_REQUIRED WORK:_
Each line that holds the word "this" counts once; report how many lines do so and nothing else.

_RECORDS FOR THE EXERCISE:_
━━━━━━━━

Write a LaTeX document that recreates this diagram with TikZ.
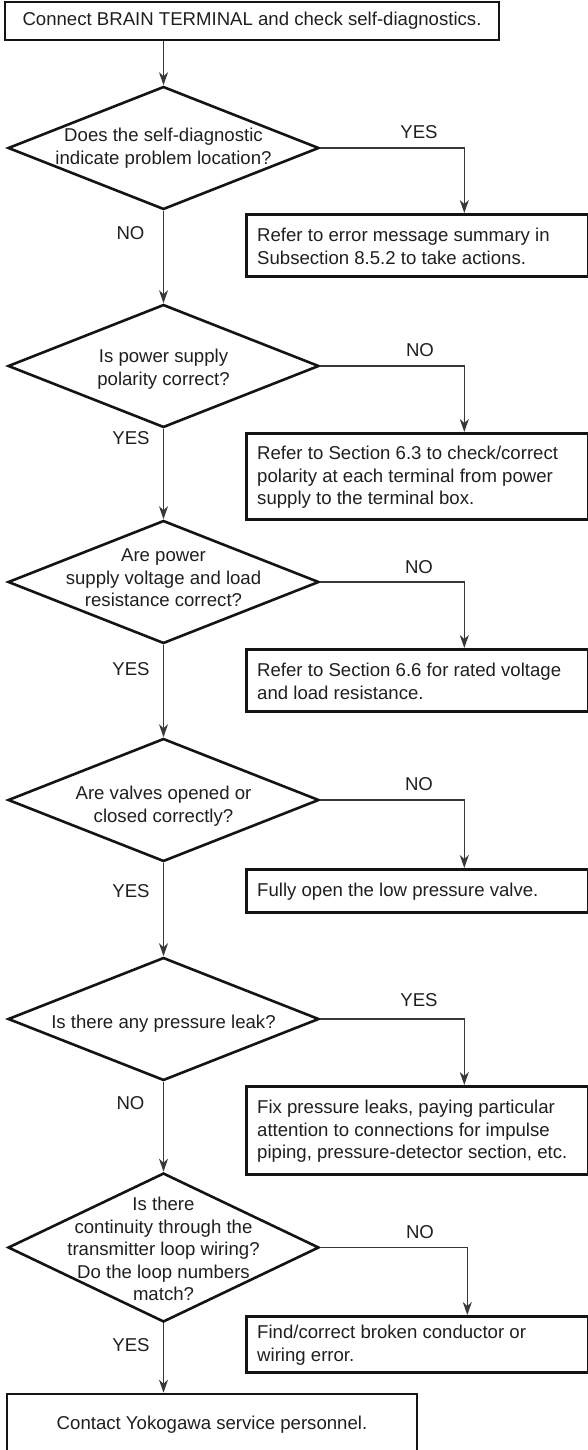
\documentclass[tikz,border=0pt]{standalone}
\usepackage{fontspec}
\setmainfont{Liberation Sans}
\usetikzlibrary{shapes.geometric,arrows.meta}
\begin{document}
\begin{tikzpicture}[x=1pt,y=-1pt,
  box/.style={draw=black!92, line width=2.6pt, rectangle, inner sep=0pt},
  dia/.style={draw=black!92, line width=2.6pt, diamond, inner sep=0pt,
    minimum width=311pt, minimum height=123pt},
  txt/.style={font=\fontsize{18.6}{22.4}\selectfont, text=black!88, inner sep=0pt, align=left},
  ctxt/.style={txt, align=center},
  lbl/.style={font=\fontsize{18.6}{22.4}\selectfont, text=black!88, inner sep=0pt},
  arr/.style={draw=black!78, line width=1.3pt, -{Stealth[length=13pt,width=9pt,inset=4pt]}},
]
\useasboundingbox (0,0) rectangle (588,1450);

% start box
\node[box, minimum width=494pt, minimum height=38pt, font=\fontsize{18.6}{22.4}\selectfont, text=black!88] (start) at (252,21) {Connect BRAIN TERMINAL and check self-diagnostics.};

% diamonds
\node[dia] (d1) at (163.5,148) {};
\node[ctxt] (d1t) at (163.5,148) {Does the self-diagnostic\\indicate problem location?};
\node[dia] (d2) at (163.5,366) {};
\node[ctxt] (d2t) at (163.5,369) {Is power supply\\polarity correct?};
\node[dia] (d3) at (163.5,582) {};
\node[ctxt] (d3t) at (163.5,578) {Are power\\supply voltage and load\\resistance correct?};
\node[dia] (d4) at (163.5,800) {};
\node[ctxt] (d4t) at (163.5,806) {Are valves opened or\\closed correctly?};
\node[dia] (d5) at (163.5,1019) {};
\node[ctxt] (d5t) at (163.5,1024) {Is there any pressure leak?};
\node[dia, minimum height=149pt] (d6) at (163.5,1247.5) {};
\node[ctxt] (d6t) at (163.5,1249) {Is there\\continuity through the\\transmitter loop wiring?\\Do the loop numbers\\match?};

% right boxes
\node[box, minimum width=342pt, minimum height=62pt, anchor=north west] (b2) at (245,213) {};
\node[txt, anchor=west] (b2t) at ([xshift=12pt,yshift=-1pt]b2.west) {Refer to error message summary in\\Subsection 8.5.2 to take actions.};
\node[box, minimum width=342pt, minimum height=86pt, anchor=north west] (b3) at (245,432) {};
\node[txt, anchor=west] (b3t) at ([xshift=12pt,yshift=-1pt]b3.west) {Refer to Section 6.3 to check/correct\\polarity at each terminal from power\\supply to the terminal box.};
\node[box, minimum width=342pt, minimum height=62pt, anchor=north west] (b4) at (245,648) {};
\node[txt, anchor=west] (b4t) at ([xshift=12pt,yshift=-1pt]b4.west) {Refer to Section 6.6 for rated voltage\\and load resistance.};
\node[box, minimum width=342pt, minimum height=43pt, anchor=north west] (b5) at (245,868) {};
\node[txt, anchor=west] (b5t) at ([xshift=12pt,yshift=-1pt]b5.west) {Fully open the low pressure valve.};
\node[box, minimum width=342pt, minimum height=88pt, anchor=north west] (b6) at (245,1085) {};
\node[txt, anchor=west] (b6t) at ([xshift=12pt,yshift=-1pt]b6.west) {Fix pressure leaks, paying particular\\attention to connections for impulse\\piping, pressure-detector section, etc.};
\node[box, minimum width=342pt, minimum height=56pt, anchor=north west] (b7) at (245,1315) {};
\node[txt, anchor=west] (b7t) at ([xshift=12pt,yshift=-1pt]b7.west) {Find/correct broken conductor or\\wiring error.};

% final box
\node[box, minimum width=410pt, minimum height=62pt, font=\fontsize{18.6}{22.4}\selectfont, text=black!88] (end) at (212,1425) {Contact Yokogawa service personnel.};

% main column connectors
\draw[arr] (start.south -| d1.north) -- (d1.north);
\draw[arr] (d1.south) -- (d2.north);
\draw[arr] (d2.south) -- (d3.north);
\draw[arr] (d3.south) -- (d4.north);
\draw[arr] (d4.south) -- (d5.north);
\draw[arr] (d5.south) -- (d6.north);
\draw[arr] (d6.south) -- (d6.south |- end.north);

% side connectors
\draw[arr] (d1.east) -| ([xshift=47pt]b2.north);
\draw[arr] (d2.east) -| ([xshift=47pt]b3.north);
\draw[arr] (d3.east) -| ([xshift=47pt]b4.north);
\draw[arr] (d4.east) -| ([xshift=47pt]b5.north);
\draw[arr] (d5.east) -| ([xshift=47pt]b6.north);
\draw[arr] (d6.east) -| ([xshift=50pt]b7.north);

% labels
\node[lbl] (l1y) at (419,132) {YES};
\node[lbl] (l1n) at (130.5,233) {NO};
\node[lbl] (l2n) at (420,350) {NO};
\node[lbl] (l2y) at (131,438) {YES};
\node[lbl] (l3n) at (419,567) {NO};
\node[lbl] (l3y) at (131,669) {YES};
\node[lbl] (l4n) at (419,784) {NO};
\node[lbl] (l4y) at (131,891) {YES};
\node[lbl] (l5y) at (419,1000) {YES};
\node[lbl] (l5n) at (130.5,1103) {NO};
\node[lbl] (l6n) at (420,1232) {NO};
\node[lbl] (l6y) at (131,1345) {YES};
\end{tikzpicture}
\end{document}
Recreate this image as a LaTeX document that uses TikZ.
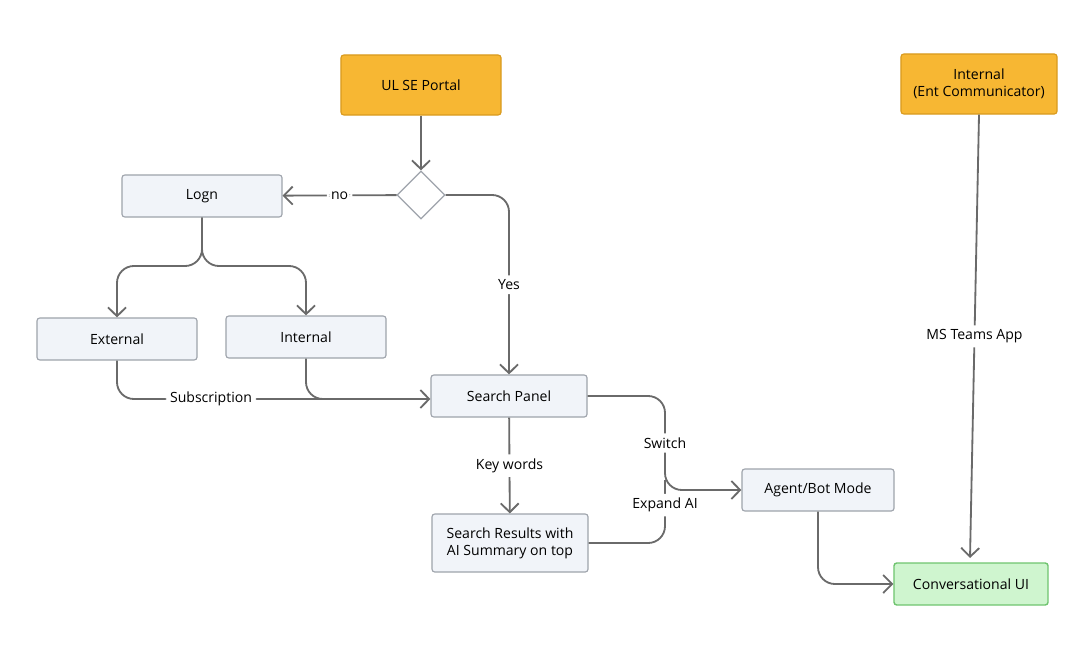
\documentclass[tikz,border=0pt]{standalone}
\usepackage{fontspec}
\setmainfont{Open Sans}
\usetikzlibrary{arrows.meta,shapes.geometric,positioning}
\definecolor{boxfill}{HTML}{F1F4F9}
\definecolor{boxline}{HTML}{9EA3AB}
\definecolor{startfill}{HTML}{F7B733}
\definecolor{startline}{HTML}{D99A1E}
\definecolor{endfill}{HTML}{CFF5CF}
\definecolor{endline}{HTML}{6FC46F}
\definecolor{wire}{HTML}{6A6A6A}

\begin{document}
\begin{tikzpicture}
	[
		x=0.025cm, y=-0.025cm,
		every node/.style = {font=\fontsize{10}{12}\selectfont, align=center},
		box/.style = {draw=boxline, fill=boxfill, rounded corners=2pt, line width=0.8pt, minimum width=4cm, minimum height=1.05cm},
		start/.style = {box, draw=startline, fill=startfill, minimum height=1.5cm},
		goal/.style = {box, draw=endline, fill=endfill, line width=1pt},
		wire/.style = {draw=wire, line width=1.3pt, rounded corners=12pt, -{Straight Barb[length=2.2mm,width=4.5mm]}},
		tag/.style = {fill=white, inner sep=3pt},
	]
  \useasboundingbox (0,0) rectangle (1089,657);

  \node[start] (portal) at (421,85) {UL SE Portal};
  \node[start, minimum width=3.9cm] (ent) at (979,84) {Internal\\(Ent Communicator)};
  \node[diamond, draw=boxline, fill=white, line width=0.8pt, minimum size=1.2cm, inner sep=0pt] (check) at (421,195) {};
  \node[box] (login) at (202,196) {Logn};
  \node[box] (ext) at (117,339) {External};
  \node[box] (int) at (306,337) {Internal};
  \node[box, minimum width=3.9cm] (search) at (509,396) {Search Panel};
  \node[box, minimum width=3.9cm, minimum height=1.45cm] (results) at (510,543) {Search Results with\\AI Summary on top};
  \node[box, minimum width=3.8cm] (agent) at (818,490) {Agent/Bot Mode};
  \node[goal, minimum width=3.85cm] (conv) at (971,584) {Conversational UI};

  \coordinate (subjoin) at (330,399);

  \path[wire] (portal) -- (check);
  \path[wire] (check) -- node[tag] {no} (login);
  \path[wire] (check.east) -- (509,195) -- node[tag] {Yes} (search);
  \path[wire] (login.south) -- (202,266) -- (117,266) -- (ext.north);
  \path[wire] (login.south) -- (202,266) -- (306,266) -- (int.north);
  \path[wire] (ext.south) -- (117,399) -- node[tag, pos=0.3] {Subscription} (search.west |- subjoin);
  \path[draw=wire, line width=1.3pt, rounded corners=12pt] (int.south) -- (306,399) -- (subjoin);
  \path[wire] (search) -- node[tag] {Key words} (results);
  \path[wire] (search.east |- 0,396) -- (665,396) -- node[tag] {Switch} (665,490) -- (agent.west);
  \path[draw=wire, line width=1.3pt, rounded corners=12pt] (results.east |- 0,543) -- (665,543) -- node[tag, pos=0.6] {Expand AI} (665,480);
  \path[wire] (agent.south) -- (818,584) -- (conv.west);
  \path[wire] (ent.south) -- node[tag] {MS Teams App} (970,558);
\end{tikzpicture}
\end{document}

━━━━━━━━

_RESPONSE BELOW:_
2